Dean M. Chriss
Photography

Photography, Physics, Life, and Stardust
Making Peace with the Future
August 10, 2019

Pillars of Creation
Pillars of Creation, Eagle Nebula, M16, Visible Light
NASA and ESA - Hubble Space Telescope

My earliest memories are of nature in the woodlands around my childhood home. When I was 11 years old I accidentally discovered photography and began taking pictures there. As my horizons expanded the magnificence of the natural world became a major focus of my life. I always felt connected to the wondrous and diverse landscapes and the beings that inhabit them all. I feel like these places and creatures are all part of a huge extended family and I have great respect for them. I thought everyone felt like that until I got older.

The connection between everything in the universe, including us, began about 13.8 billion years ago. The Big Bang created vast quantities of hydrogen and helium, the simplest, lightest, and still the most abundant elements in the universe. This matter, expanding outward at nearly the speed of light, was all that existed. Perturbations or "ripples" left from the big bang created localized volumes with higher densities of these primordial elements. They collapsed under their own gravity, eventually becoming so dense and hot that hydrogen began to fuse, creating the first stars. That nuclear fusion within stars produces increasingly heavier elements as the stars age, including carbon, nitrogen, oxygen, calcium, and about 94 others. When stars deplete their fuel they violently eject massive quantities of these elements into space. There the "stardust" can coalesce under its own gravity to form planets, including some like Earth. The atoms that make everything, from our bones, blood and flesh to the earth's mountains and canyons, were formed in the nuclear furnaces of stars long before Earth existed. Learning that as a young adult studying physics was a revelation that validated how I always felt about the world around me.

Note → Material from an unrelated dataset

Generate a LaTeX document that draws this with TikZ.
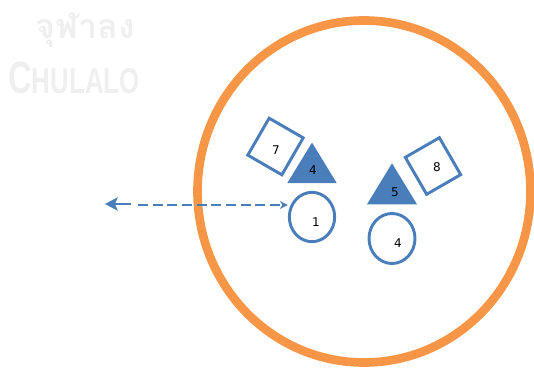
\documentclass[tikz,border=0pt]{standalone}
\usepackage{fontspec}
\setmainfont{DejaVu Sans}
\newfontfamily\thaifont[Script=Thai]{Loma}
\newfontfamily\wmfont{Liberation Sans}
\usetikzlibrary{arrows.meta,calc,shapes.geometric}
\definecolor{ringorange}{HTML}{F79646}
\definecolor{itemblue}{HTML}{4A7EBB}
\definecolor{wmgray}{HTML}{EFEFEF}
\begin{document}
\begin{tikzpicture}[x=0.75pt,y=-0.75pt,
  ring/.style={draw=ringorange,line width=6.5pt,ellipse,inner sep=0pt},
  sq/.style={draw=itemblue,line width=2.2pt,minimum width=29.5pt,minimum height=32pt,inner sep=0pt},
  ov/.style={draw=itemblue,line width=2.2pt,ellipse,minimum width=34pt,minimum height=37pt,inner sep=0pt},
  tri/.style={fill=itemblue},
  num/.style={font=\fontsize{9}{10}\selectfont,text=black,inner sep=0pt},
  flow/.style={draw=itemblue,line width=1.6pt},
  wm/.style={text=wmgray,inner sep=0pt,anchor=base west}]
\useasboundingbox (0,0) rectangle (534,370);

% faint watermark, cut off on the right
\begin{scope}
  \clip (0,0) rectangle (137,110);
  \node[wm,font=\thaifont\bfseries\fontsize{25.5}{27}\selectfont] (wmthai) at (35,39) {จุฬาลง};
  \node[wm,font=\wmfont\bfseries,xscale=0.72] (wmlatin) at (8,94)
    {\fontsize{34}{36}\selectfont C\fontsize{27}{29}\selectfont HULALO};
\end{scope}

% boundary ring
\node[ring,minimum width=249.75pt,minimum height=256.5pt] (ring) at (364,191.5) {};

% rotated squares
\node[sq,rotate=-30] (s7) at (275.5,146.5) {};
\node[num] (n7) at (276,150) {7};
\node[sq,rotate=30] (s8) at (433,166) {};
\node[num] (n8) at (437,167) {8};

% filled triangles
\coordinate (t4) at (312,169.6);
\fill[tri] ($(t4)+(0,-27)$) -- ($(t4)+(24.7,13.4)$) -- ($(t4)+(-24.7,13.4)$) -- cycle;
\node[num] (n4a) at (313,170) {4};
\coordinate (t5) at (392,190.6);
\fill[tri] ($(t5)+(0,-27.3)$) -- ($(t5)+(25,13.7)$) -- ($(t5)+(-25,13.7)$) -- cycle;
\node[num] (n5) at (395,192) {5};

% ovals
\node[ov] (c1) at (312,217) {};
\node[num] (n1) at (316,222) {1};
\node[ov,minimum width=34.5pt,minimum height=37.5pt] (c4) at (392,238.5) {};
\node[num] (n4b) at (398,243) {4};

% incoming / outgoing flow
\coordinate (outtip) at (105,204);
\coordinate (outtail) at (131,204);
\coordinate (instart) at (138,205);
\draw[flow,-{Stealth[length=9.5pt,width=10pt,inset=2pt]}] (outtail) -- (outtip);
\draw[flow,dash pattern=on 7.5pt off 3.5pt,-{Stealth[length=6pt,width=6pt]}] (instart) -- (instart -| c1.west);
\end{tikzpicture}
\end{document}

Stars and planets are constantly created. Statistically we know there are countless habitable planets and some of them undoubtedly contain life. The closest star system with a good chance (about 75%) of containing another habitable planet is Alpha Centauri, and it is "only" 4.4 light years from earth. That means it would take 4.4 years to get there traveling at the speed of light, which is a theoretical impossibility proven by Einstein. The fastest spacecraft ever built would take about 18,000 years to get there. That means we are stranded on a very pretty clump of stardust along with all of the other life forms that have evolved beside us, or at least those we have not already driven to extinction. That's not so bad, but we have created an enormous downside.

Massive destruction by people of the complex systems that support all life on Earth has consequences. We seem incapable of considering them until they become painfully obvious. Even then, many who are brainwashed by politics deny reality while others say fixing the issues is too expensive. That approach makes the future of life as we know it on Earth problematic and short. In about 80 years our descendants will be forced to deal with existential threats that we have known about for decades but chose to ignore. Overpopulation and climate change will begin causing food shortages simultaneously on multiple continents, along with massive and chaotic migrations of people fleeing places where food can no longer be grown.

As you read this, arctic permafrost is starting to melt, releasing vast quantities of carbon dioxide and methane into the atmosphere. Ancient methane hydrates frozen by the immense pressure and low temperature at the bottom of the world's warming oceans are also starting to melt. Oceanic microbes biodegrade most of the released methane when it slowly bubbles to the surface, but that may not be so with large explosive releases. Triggered by human caused global warming, these phenomena and others create a positive feedback loop of greenhouse gas release and warming that will drastically reduce the number of living things on Earth. This cycle has already started and the time during which human action could possibly affect it is very short. To succeed such human action must be global and involve an enormous coordinated effort by every nation. That will never happen because it is difficult and expensive, and we are too busy and comfortable to bother. Given our inaction, by the time our grandchildren's children are adults they will fight a losing battle for survival. The Earth's human population will then be 2 billion more than it can support even without global warming. A fight against these natural forces of planetary scope and magnitude cannot be won in chaos by 11 billion starving people.

The Earth will ultimately cleanse itself of all or most life and begin again without our descendants. Given how we have handled things it can't hurt to have different DNA take the lead. New and perhaps smarter forms of life evolving on a renewed Earth might avoid a similar fate. They need only live in ways that do not destroy natural systems that support life. There may already be forms of life on other planets that have figured this out and have acted on their knowledge. That would greatly extend the longevity of a civilization, allowing them to gain more knowledge and advance further. Perhaps they have even found a way for their kind to live in space and, over thousands of years and many generations, migrate to other worlds.

Everything is temporary, including planets, stars, and galaxies. Compared to their billions of years long lifetimes, people and human civilization are hardly a fleeting moment. I will certainly not live long enough to see what happens in just 80 or 100 years. While I am around I will enjoy and photograph remaining bits of the natural world as I am able. Photography is how I see things, so doing it is personally important. The fate of my photographs is not. At best, after I am gone they might give someone a glimpse of a world they were never able to know.